Who does what for my new digital press?

Martin Bailey, CTO at Global Graphics Software, developer of the Harlequin RIP, lifts the lid on digital versus conventional workflows.
Who does what for my new digital press?

If you’re adding digital alongside your conventional presses you need to know how to drive it, but also to understand what the impact on your workflow and operator responsibilities will be. For your conventional press, your pre-press department takes your customers’ digital files (usually PDF) and creates plates from them. In that workflow they’re performing most of:

Preflight – checking that the files the customer submitted will print well. Checks may include minimum type sizes, minimum image resolution, etc.

Imposition – placing multiple labels as efficiently on the substrate as possible while maintaining compatibility with your finishing line and customer needs.

Color management – determining the ink set required and ensuring that files are specified correctly, or converting the job to use a fixed ink set (such as CMYK plus Orange, Green and Violet).

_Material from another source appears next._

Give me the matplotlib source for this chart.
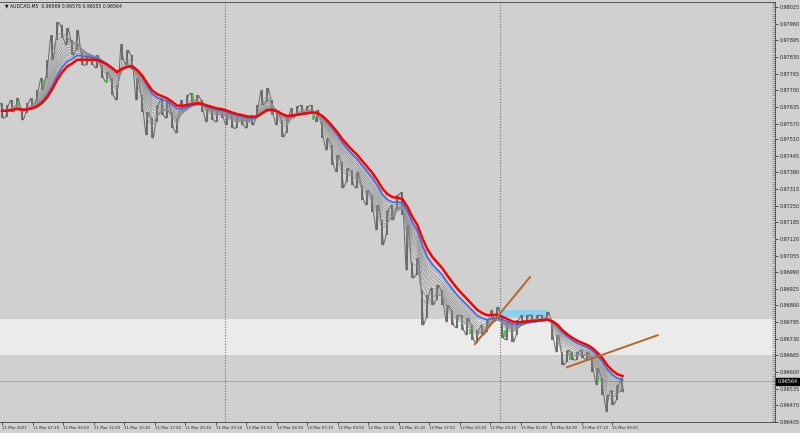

Trapping – ensuring that registration issues don’t cause artefacts in the printed result.

Rendering – converting from the images, strokes, fills and text of the PDF file to a raster format that the plate-setter can understand.

Screening or halftoning – converting the colors from continuous tone to the binary (ink or no ink) form that can be printed on press.

Plate-setting – making the plates that will be sent to the press room.

This conventional print workflow makes it easy to split processing and responsibili­ties between pre-press and press room; the interface between the two is the plate. Adding a digital press blurs the separation between pre-press and press room; PDF files must go all the way to the press.

In digital printing your plate is a PDF file. The PDF files are consumed by the Digital Front End (DFE), controller or RIP (Raster Image Processor), or even just the ‘workflow’.

So the input to the press room is not a plate any more, but a PDF file. The press operator role is very different from that in a conventional press room. Most of the same processes to be applied to the PDF are still required for digital, just as for conventional, but there are differences in what needs to be done in each step.

What’s the difference for digital?

Preflight is still required; you don’t want a job going to press unless the customer will be happy with the result. But think about why you’re investing in digital: if it’s to handle shorter run lengths that means that you must spend less time on each job. Manual steps in your process can damage profit margins. You need an automated preflight tool with manual review of any issues flagged.

Many DFEs offer preflight capability, but it’s often better done upstream, when the file is first received; telling a customer immediately that their file cannot be printed is preferable to when you’re right on their delivery deadline.

Imposition is also still required, but needs automating for the same reasons. If you’re migrating from narrow-web flexo to narrow web digital you may prefer to continue to use existing tools. Alternatively, most DFEs will offer this functionality.

Color management is the process that press operators will worry most about. The good news is that configuring color management on a digital press is significantly easier than for most conventional pre-press – once it’s set up properly. Almost all digital presses use a fixed ink set (eg CMYKOGV); the operator will often just need to tell the DFE which substrate is loaded and what resolution they’re printing at and the DFE will do the rest.

Some presses can be sensitive to temperature or humidity changes, so operators must respond to color drift, but vendors usually provide a pretty simple process to handle that. The techniques for maintaining stability on digital and conventional presses are different, but they’re equivalent in terms of complexity.

Trapping is rarely necessary for digital print. Digital registration is usually good and the ink on many inkjet presses spreads sufficiently to self-trap. This is good news: high quality trapping can be manual and time-consuming, and could eat into margins as run lengths and time on press for each job shorten. Rendering is still necessary – but is normally handled almost invisibly within the DFE once it’s been correctly set up.

Halftoning is also still necessary. The process of preparing jobs for flexo presses is painstaking, selecting the best screen for each graphical element to get flat colors, or smooth ends to vignettes. But digital presses are more like offset or gravure: it’s best to use a single screen for the whole job. That screen will normally be automatically selected for the media in use and the resolution that you’re printing at, like the color management.

I said a couple of times ‘this step is relatively straightforward once the DFE has been set up properly’, and that’s a key message. Setting up the DFE and operating it on a daily basis can, and often should, be treated as separate roles.

I recommend you have your vendor set up your press very carefully for your specific jobs, substrates and working practices, and then have them train your staff to be able to adjust it for new substrates. Once those configurations are locked in, using them is fairly simple. You will just need some capability to respond to unexpected variations from time to time.